Roseanne Barr announced via Twitter on Friday that she’s going to be on the presidential ballot as a third party candidate in 2012. She’s calling her party the Green Tea party and she calls her economic platform moral capitalism. If elected, Barr says that she will legalize marijuana, make war illegal, and ensure that one in six of her party officials will be poor since one in six Americans lives in poverty.
I'll vote for her. My vote doesn't count anyway and I'm not silly enough to think it does. I'll consider it a form of protest.
11 comments:
I could get behind her stance. Would you consider running with her? Now that would be a fab female dynamic duo that would knock some sense into this country's thinking. Could you imagine if our currency read, "In Samhain We Trust?" Awesome!
You have to be on drugs. Give me some. NOW. How is your ghost? Any more sightings? Samhain is creeping up.
Dear DD,
If'n I did 'um, I would share with you. Sometimes I do miss 'ludes. : D
Nothing of late, except I am very "aware" of her being around; kind of like when you feel someone is "near" you. I'll definitely share any news here.
Good. Ludes..lmao. Ghost drugs of the past.
We used to call them "Disco Biscuits." Lmao.
i really like the idea that one in six officials should be poor.....no one in government has a clue what's it like to be poor.....
LMAO! When I had ludes the disco hadn't been invented yet. I had this obnoxious friend (She's in my stories on Last Word) and she used to fuck old horny doctors for ludes. We all benifited from her skankyness. Bless her.
I DID work at a disco later on. Man, that was lame. Ma-ma-ma-My SHARONA!
MISS TIIIIIIIIIIIIIIIIIIIA!! Welcome back my friend.

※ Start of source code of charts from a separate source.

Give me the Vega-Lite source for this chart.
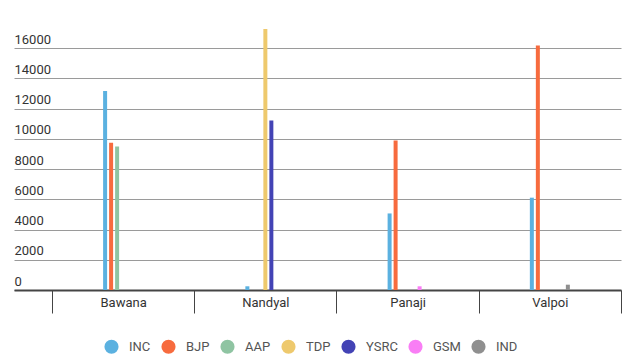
{
  "$schema": "https://vega.github.io/schema/vega-lite/v6.json",
  "width": 607,
  "height": 272,
  "autosize": {"type": "none"},
  "padding": {"left": 14, "top": 18, "right": 17, "bottom": 69},
  "background": "white",
  "data": {
    "values": [
      {"constituency": "Bawana", "party": "INC", "votes": 13170},
      {"constituency": "Bawana", "party": "BJP", "votes": 9741},
      {"constituency": "Bawana", "party": "AAP", "votes": 9495},
      {"constituency": "Nandyal", "party": "INC", "votes": 245},
      {"constituency": "Nandyal", "party": "TDP", "votes": 17264},
      {"constituency": "Nandyal", "party": "YSRC", "votes": 11222},
      {"constituency": "Panaji", "party": "INC", "votes": 5066},
      {"constituency": "Panaji", "party": "BJP", "votes": 9894},
      {"constituency": "Panaji", "party": "GSM", "votes": 245},
      {"constituency": "Valpoi", "party": "INC", "votes": 6109},
      {"constituency": "Valpoi", "party": "BJP", "votes": 16182},
      {"constituency": "Valpoi", "party": "IND", "votes": 352}
    ]
  },
  "mark": {"type": "bar"},
  "encoding": {
    "x": {
      "field": "constituency",
      "type": "nominal",
      "sort": ["Bawana", "Nandyal", "Panaji", "Valpoi"],
      "scale": {"paddingInner": 0.6344, "paddingOuter": 0.4508, "align": 0.648},
      "axis": {
        "title": null,
        "labelAngle": 0,
        "bandPosition": 2.735,
        "tickExtra": true,
        "tickOffset": -45.1,
        "labelOffset": 45.1,
        "tickSize": 23,
        "tickColor": "#444444",
        "tickWidth": 1,
        "domainColor": "#444444",
        "domainWidth": 2,
        "labelPadding": -17,
        "labelFont": "Roboto",
        "labelFontSize": 13,
        "labelColor": "#333333",
        "grid": false
      }
    },
    "xOffset": {
      "field": "party",
      "type": "nominal",
      "sort": ["INC", "BJP", "AAP", "TDP", "YSRC", "GSM", "IND"],
      "scale": {"domain": ["INC", "BJP", "AAP", "TDP", "YSRC", "GSM", "IND"], "paddingInner": 0.333, "paddingOuter": 1}
    },
    "y": {
      "field": "votes",
      "type": "quantitative",
      "scale": {"domain": [0, 18000], "nice": false},
      "axis": {
        "title": null,
        "values": [0, 2000, 4000, 6000, 8000, 10000, 12000, 14000, 16000],
        "format": "d",
        "domain": false,
        "ticks": false,
        "tickSize": 0,
        "grid": true,
        "gridColor": "#9a9a9a",
        "gridWidth": 1,
        "labelAlign": "left",
        "labelBaseline": "alphabetic",
        "labelPadding": 0,
        "labelOffset": -5,
        "labelFont": "Roboto",
        "labelFontSize": 13,
        "labelColor": "#333333"
      }
    },
    "color": {
      "field": "party",
      "type": "nominal",
      "scale": {
        "domain": ["INC", "BJP", "AAP", "TDP", "YSRC", "GSM", "IND"],
        "range": ["#5bb1e0", "#f76b3e", "#8fc4a2", "#eec96d", "#4343b5", "#f97ef5", "#8f8f8f"]
      },
      "legend": {
        "title": null,
        "orient": "none",
        "legendX": 90,
        "legendY": 321,
        "direction": "horizontal",
        "symbolType": "circle",
        "symbolSize": 200,
        "symbolStrokeWidth": 0,
        "symbolOpacity": 1,
        "labelFont": "Roboto",
        "labelFontSize": 13,
        "labelColor": "#555555",
        "labelOffset": 10,
        "columnPadding": 10
      }
    }
  },
  "config": {
    "view": {"stroke": null},
    "font": "Roboto"
  }
}
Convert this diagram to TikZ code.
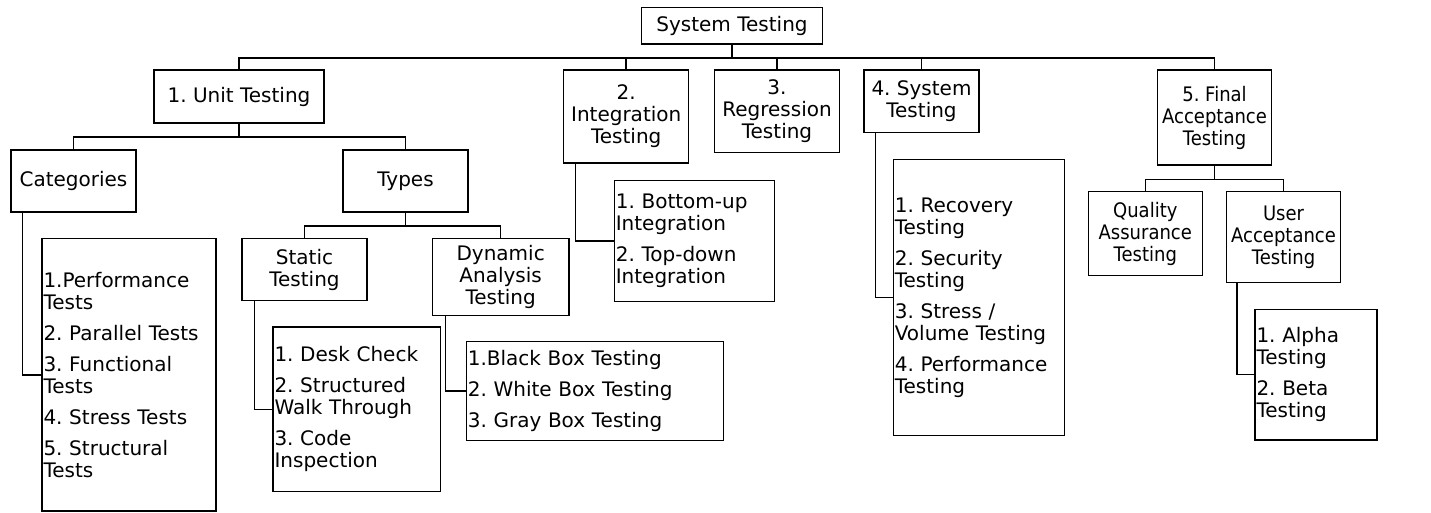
\documentclass[tikz,border=0pt]{standalone}
\usepackage{fontspec}
\setmainfont{DejaVu Sans}
\frenchspacing
\begin{document}
\begin{tikzpicture}[x=1pt,y=-1pt,line width=1.5pt,
  txt/.style={font=\fontsize{20}{22}\selectfont},
  narrowtxt/.style={font=\fontsize{20}{22}\selectfont\addfontfeatures{FakeStretch=0.9}},
  box/.style={draw,txt,inner sep=0pt,align=center},
  list/.style={draw,txt,inner xsep=1.5pt,inner ysep=0pt,align=left}]
\useasboundingbox (0,0) rectangle (1431,512);

% top level
\node[box,minimum width=180.6pt,minimum height=36.7pt] (sys) at (732,25.65) {System Testing};

% main phases
\node[box,minimum width=170pt,minimum height=53pt]   (unit)    at (239,96.5)     {1. Unit Testing};
\node[box,minimum width=125pt,minimum height=93pt]   (integ)   at (626.2,116.5)  {2.\\Integration\\Testing};
\node[box,minimum width=124.6pt,minimum height=82.3pt] (regr)  at (777,111.15)   {3.\\Regression\\Testing};
\node[box,minimum width=115pt,minimum height=62.7pt] (systest) at (921.5,101.35) {4. System\\Testing};
\node[box,narrowtxt,minimum width=114.4pt,minimum height=95pt] (final) at (1214.5,117.5) {5. Final\\Acceptance\\Testing};

% unit testing branch
\node[box,minimum width=125pt,minimum height=62pt]   (cat)    at (73.5,181)    {Categories};
\node[box,minimum width=125pt,minimum height=62pt]   (types)  at (405.5,181)   {Types};
\node[box,minimum width=125pt,minimum height=62pt]   (static) at (304.5,269.7) {Static\\Testing};
\node[box,minimum width=136.7pt,minimum height=76.6pt] (dyn)  at (500.65,277)  {Dynamic\\Analysis\\Testing};

% acceptance branch
\node[box,narrowtxt,minimum width=114pt,minimum height=84pt]   (qa) at (1145.3,233.7) {Quality\\Assurance\\Testing};
\node[box,narrowtxt,minimum width=114.4pt,minimum height=91pt] (ua) at (1283.5,237.2) {User\\Acceptance\\Testing};

% item lists
\node[list,text width=171pt,minimum height=272.3pt] (catlist) at (129,374.85)
  {1.Performance\\Tests\\[9pt]2. Parallel Tests\\[9pt]3. Functional\\Tests\\[9pt]4. Stress Tests\\[9pt]5. Structural\\Tests};
\node[list,text width=164.7pt,minimum height=164.7pt] (statlist) at (356.85,409.35)
  {1. Desk Check\\[9pt]2. Structured\\Walk Through\\[9pt]3. Code\\Inspection};
\node[list,text width=254.4pt,minimum height=99pt] (dynlist) at (595,391.2)
  {1.Black Box Testing\\[9pt]2. White Box Testing\\[9pt]3. Gray Box Testing};
\node[list,text width=157.4pt,minimum height=121pt] (intlist) at (694.5,240.8)
  {1. Bottom-up\\Integration\\[9pt]2. Top-down\\Integration};
\node[list,text width=168pt,minimum height=276.4pt] (syslist) at (978.8,297.5)
  {1. Recovery\\Testing\\[9pt]2. Security\\Testing\\[9pt]3. Stress /\\Volume Testing\\[9pt]4. Performance\\Testing};
\node[list,text width=119pt,minimum height=130.7pt] (ualist) at (1316,374.65)
  {1. Alpha\\Testing\\[9pt]2. Beta\\Testing};

% tree connectors
\foreach \c in {unit,integ,regr,systest,final}
  \draw (sys.south) -- ++(0,13.3) -| (\c.north);
\foreach \c in {cat,types}
  \draw (unit.south) -- ++(0,13) -| (\c.north);
\foreach \c in {static,dyn}
  \draw (types.south) -- ++(0,13) -| (\c.north);
\foreach \c in {qa,ua}
  \draw (final.south) -- ++(0,13.7) -| (\c.north);

% side connectors to the lists
\draw ([xshift=12.3pt]cat.south west)     |- (catlist.west);
\draw ([xshift=13pt]static.south west)    |- (statlist.west);
\draw ([xshift=14pt]dyn.south west)       |- (dynlist.west);
\draw ([xshift=12.6pt]integ.south west)   |- (intlist.west);
\draw ([xshift=12pt]systest.south west)   |- (syslist.west);
\draw ([xshift=11.4pt]ua.south west)      |- (ualist.west);
\end{tikzpicture}
\end{document}
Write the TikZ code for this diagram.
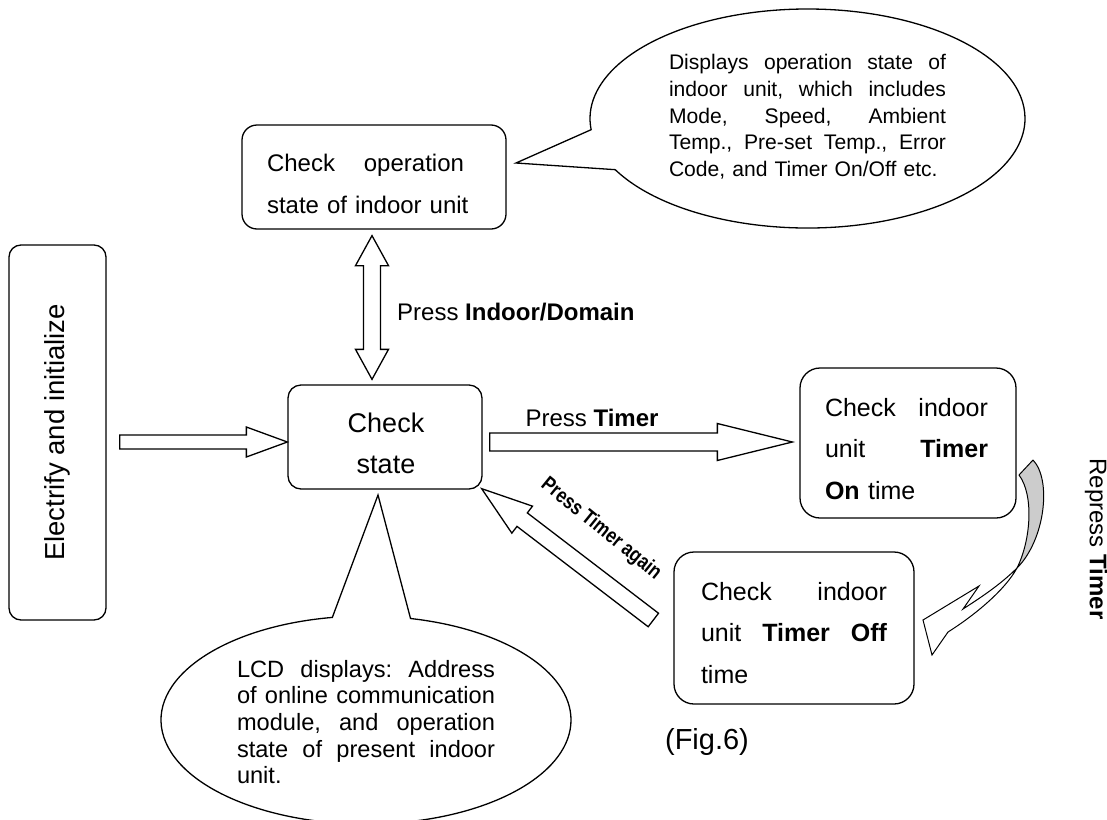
\documentclass[tikz,border=0pt]{standalone}
\usepackage{fontspec}
\setmainfont{Liberation Sans}
\usetikzlibrary{calc,shapes.callouts}

% type sizes
\newcommand\boxfont{\fontsize{24}{41.5}\selectfont}
\newcommand\timerfont{\fontsize{25}{41.5}\selectfont}
\newcommand\stfont{\fontsize{27}{41}\selectfont}
\newcommand\dispfont{\fontsize{21.1}{26.7}\selectfont}
\newcommand\lcdfont{\fontsize{23.6}{26.7}\selectfont}
% a line spread to a given width (words separated by \hfill)
\newcommand\jline[2]{\leavevmode\hbox to #1{#2}}

% hollow block arrow: start, tip, shaft half width, head half width, head length
\newcommand\blockarr[5]{%
  \coordinate (ba-h) at ($(#2)!#5!(#1)$);
  \draw[barrow] ($(#1)!#3!90:(#2)$) -- ($(ba-h)!#3!90:(#2)$) -- ($(ba-h)!#4!90:(#2)$)
    -- (#2) -- ($(ba-h)!#4!-90:(#2)$) -- ($(ba-h)!#3!-90:(#2)$) -- ($(#1)!#3!-90:(#2)$) -- cycle;}
% hollow double-headed block arrow
\newcommand\dblarr[5]{%
  \coordinate (da-a) at ($(#1)!#5!(#2)$);
  \coordinate (da-b) at ($(#2)!#5!(#1)$);
  \draw[barrow] (#1) -- ($(da-a)!#4!90:(#2)$) -- ($(da-a)!#3!90:(#2)$) -- ($(da-b)!#3!90:(#2)$)
    -- ($(da-b)!#4!90:(#2)$) -- (#2) -- ($(da-b)!#4!-90:(#2)$) -- ($(da-b)!#3!-90:(#2)$)
    -- ($(da-a)!#3!-90:(#2)$) -- ($(da-a)!#4!-90:(#2)$) -- cycle;}

\tikzset{
  box/.style={draw, line width=1.3pt, rounded corners=#1, fill=white, inner sep=0pt},
  box/.default=14pt,
  barrow/.style={draw, fill=white, line width=1.3pt, line join=miter},
  bubble/.style={ellipse callout, draw, fill=white, line width=1.3pt, inner sep=0pt},
  label/.style={font=\boxfont, inner sep=0pt},
}

\begin{document}
\begin{tikzpicture}[x=1pt, y=-1pt]
\useasboundingbox (0,0) rectangle (1107,819);

% ---------------- callouts ----------------
\node[bubble, minimum width=435pt, minimum height=219pt,
      callout absolute pointer={(516,163)}, callout pointer arc=22] (dispC) at (807.5,118.5) {};
\node[font=\dispfont, text width=277pt, align=left, inner sep=0pt] (dispT) at (807.5,117)
  {\jline{277pt}{Displays\hfill operation\hfill state\hfill of}\\
   \jline{277pt}{indoor\hfill unit,\hfill which\hfill includes}\\
   \jline{277pt}{Mode,\hfill Speed,\hfill Ambient}\\
   \jline{277pt}{Temp.,\hfill Pre-set\hfill Temp.,\hfill Error}\\
   \mbox{Code, and Timer On/Off etc.}};

\node[bubble, minimum width=410pt, minimum height=208pt,
      callout absolute pointer={(378,495)}, callout pointer arc=22] (lcdC) at (366,720) {};
\node[font=\lcdfont, text width=258pt, align=left, inner sep=0pt] (lcdT) at (366,722)
  {\jline{258pt}{LCD\hfill displays:\hfill Address}\\
   \jline{258pt}{of\hfill online\hfill communication}\\
   \jline{258pt}{module,\hfill and\hfill operation}\\
   \jline{258pt}{state\hfill of\hfill present\hfill indoor}\\
   \mbox{unit.}};

% ---------------- boxes ----------------
\node[box=12pt, minimum width=97pt, minimum height=375pt] (elec) at (57.5,432.5) {};
\node[inner sep=0pt, rotate=90, font=\fontsize{27.5}{30}\selectfont] (elecT) at (elec.center) {Electrify and initialize};

\node[box=13pt, minimum width=194pt, minimum height=104pt] (check) at (385,437) {};
\node[inner sep=0pt, font=\stfont, align=center] (checkT) at (386,443) {Check\\state};

\node[box=15pt, minimum width=264pt, minimum height=104pt] (opbox) at (374,177) {};
\node[label, text width=200pt, align=left] (opT) at (367,184)
  {\jline{197pt}{Check\hfill operation}\\\mbox{state of indoor unit}};

\node[box=20pt, minimum width=216pt, minimum height=150pt] (onbox) at (908,443) {};
\node[inner sep=0pt, font=\timerfont, text width=163pt, align=left] (onT) at (906.5,449)
  {\jline{163pt}{Check\hfill indoor}\\\jline{163pt}{unit\hfill\textbf{Timer}}\\\mbox{\textbf{On} time}};

\node[box=20pt, minimum width=240pt, minimum height=152pt] (offbox) at (794,628) {};
\node[inner sep=0pt, font=\timerfont, text width=186pt, align=left] (offT) at (794,633)
  {\jline{186pt}{Check\hfill indoor}\\\jline{186pt}{unit\hfill\textbf{Timer}\hfill\textbf{Off}}\\\mbox{time}};

% ---------------- block arrows ----------------
\coordinate (a1s) at ($(elec.east)+(13,9.5)$);
\coordinate (a1t) at ($(check.west)+(0,5)$);
\blockarr{a1s}{a1t}{7pt}{15pt}{41pt}

\coordinate (a2s) at ($(check.east)+(7,5)$);
\coordinate (a2t) at ($(onbox.west)+(-7,-1)$);
\blockarr{a2s}{a2t}{9pt}{18.5pt}{75pt}

\coordinate (a3s) at ($(opbox.south)+(-2,6)$);
\coordinate (a3t) at ($(opbox.south |- check.north)+(-2,-5)$);
\dblarr{a3s}{a3t}{8.5pt}{16.5pt}{30pt}

\coordinate (a4s) at ($(offbox.west)+(-20,-8)$);
\coordinate (a4t) at ($(check.south east)+(-1,-1)$);
\blockarr{a4s}{a4t}{8.5pt}{17pt}{51pt}

% curved ribbon arrow from the Timer On box to the Timer Off box
\coordinate (rT1) at (1033,460);
\coordinate (rT2) at (1019,475);
\coordinate (rX) at (1017,568);
\coordinate (rN) at (963,609);
\coordinate (rB) at (979,586);
\coordinate (rC) at (923,620);
\coordinate (rTip) at (932,655);
\coordinate (rH) at (948,632);
\draw[fill=gray!40, line width=1pt, line join=round]
  (rT1) .. controls (1052,480) and (1045,540) .. (rX)
  .. controls (1031,540) and (1034,495) .. (rT2) -- cycle;
\draw[fill=white, line width=1pt, line join=miter]
  (rX) .. controls (1000,585) and (980,598) .. (rN) -- (rB) -- (rC) -- (rTip) -- (rH)
  .. controls (975,615) and (1005,590) .. (rX) -- cycle;

% ---------------- labels ----------------
\node[label, anchor=west] (pidT) at (397,312) {Press \textbf{Indoor/Domain}};
\node[label] (ptT) at (592,418) {Press \textbf{Timer}};
\node[inner sep=0pt, rotate=-39, font=\fontsize{21}{21}\selectfont\bfseries] (ptaT) at (601,529)
  {\scalebox{0.82}[1]{Press Timer again}};
\node[label, rotate=-90] (repT) at (1096,539) {Repress \textbf{Timer}};
\node[inner sep=0pt, font=\fontsize{29}{29}\selectfont] (figT) at (707,742) {(Fig.6)};
\end{tikzpicture}
\end{document}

Today is full of good surprises!
Good to be back friend!!! :)
Dear DD,
Shirl? (Or Jaws or the rich fatty?)
I have read and re-read The Last Word; every single talent-filled word you've written down. My wish and will is that it'll become a major motion picture one day.
Who would you want to star as YOU?
PS - I despise The Knack; lame song, too. Hee haw.
Jaws. And who would star? OMG. I'd have to think on that one.